ESGNOW.ID, JAKARTA -- Sebanyak 35 tempat pembuangan akhir (TPA) di Indonesia mengalami kebakaran sepanjang tahun 2023, menurut data Kementerian Lingkungan Hidup dan Kehutanan (KLHK). Terjadinya kebakaran TPA ini menunjukkan bahwa pengelolaan sampah di Indonesia masih buruk.
Aprilia Harera, Solid Waste Management Consultant Waste4Change, mengatakan bahwa pengelolaan sampah di Indonesia masih perlu ditingkatkan. Salah satu hal utama yang harus diperhatikan dalam pengelolaan adalah segregasi sampah.
“Saat ini, 69 persen sampah di Indonesia masih berakhir di TPA dan tidak terolah dengan efektif. Selain itu, tingkat segregasi sampah di Indonesia masih rendah,” kata Aprilia saat dihubungi Republika.co.id, dikutip Senin (13/11/2023).
Sejatinya, kata dia, TPA jangan hanya dijadikan tempat menimbun saja, tapi juga memastikan sampah residu yang sulit didaur ulang bisa diproses dan dikembalikan ke alam, tanpa menimbulkan risiko terhadap lingkungan.
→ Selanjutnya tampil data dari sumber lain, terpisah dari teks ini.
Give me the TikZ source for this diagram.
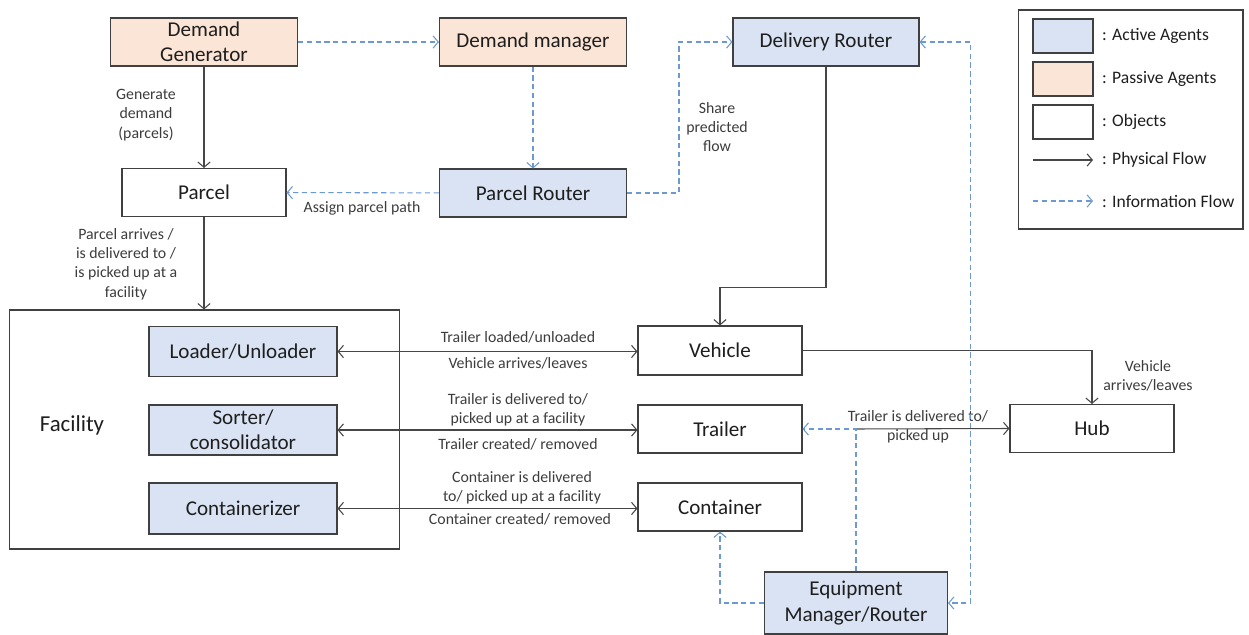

Mengingat, produksi gas metana dari sampah residu sangat reaktif terhadap api.
Menurut Aprilia, tingginya produksi gas metana akibat kurangnya pemilahan yang menyebabkan TPA terbakar hanyalah puncak gunung es dari masalah lainnya yang mendukung hal tersebut terjadi. Faktor-faktor lainnya mencakup kurangnya partisipasi masyarakat untuk mengurangi sampah residu dan memilah sampah dari sumber, masih butuhnya penegasan penerapan peraturan terkait pengelolaan sampah, belum tersedianya teknologi dan alur distribusi yang mumpuni untuk mengelola mendaur ulang sampah yang banyak dihasilkan, serta belum efektifnya pembiayaan dan belum meratanya retribusi untuk mendukung semua proses agar berjalan optimal.
“Semua masalah yang bisa jadi mendukung terbakarnya TPA menyentuh 5 aspek pengelolaan sampah yang penting untuk mendukung semua proses pengelolaan sampah, yaitu peraturan, kelembagaan, partisipasi sosial, teknis operasional, dan pendanaan. Lima aspek ini relevan diterapkan bukan hanya di hilir, yaitu sampah yang berakhir di tempat pemrosesan akhir sampah (TPA), tapi juga di hulu, yaitu produksi sampah dari sumber terkecil, yaitu individu,” kata Aprilia.
Kebakaran TPA juga menghasilkan emisi karbon dioksida (CO2), emisi PM13, dan 2misi PM23 yang berbahaya karena memiliki dampak yang tinggi pada pemanasan global akibat peningkatan gas rumah kaca. Hal ini menyebabkan terjadinya perubahan iklim dan peningkatan suhu. Selain itu, hasil terbakarnya sampah berdampak pada kesehatan masyarakat sekitar karena dapat menyebabkan gangguan pernafasan seperti asma hingga kanker, mengganggu sistem reproduksi, penyakit jantung, hingga kematian.
Berdasarkan hasil riset Waste4Change Insight (2022) tentang Riset Aktivitas Pembakaran Sampah Terbuka di wilayah Jabodetabek, ditemukan bahwa 240,25 gigagram per tahun sampah yang terbakar menghasilkan 12.627,34 gigagram per tahun emisi karbon dioksida, lalu 7,21 Gg per tahun emisi PM10, dan 2,35 Gigagram per tahun emisi PM2,5.
Untuk mencegah kejadian kebakaran di TPA, setidaknya ada tiga hal yang dapat dilakukan. Pertama, mulai menerapkan 3R (reduce, reuse, recycle) dari rumah masing-masing. Kedua, setiap pemangku kepentingan harus bisa saling terlibat. Lalu terakhir, mulai memasukan materi pemilahan sampah dari prasekolah sampai seterusnya, sehingga kepedulian sudah dipupuk sejak kecil.
“Dan sebetulnya saat ini Indonesia sudah memiliki peraturan dan kelembagaan yang dibutuhkan, edukasi pun sudah dijalankan. Namun, dalam hal implementasi belum berjalan optimal,” kata Aprilia.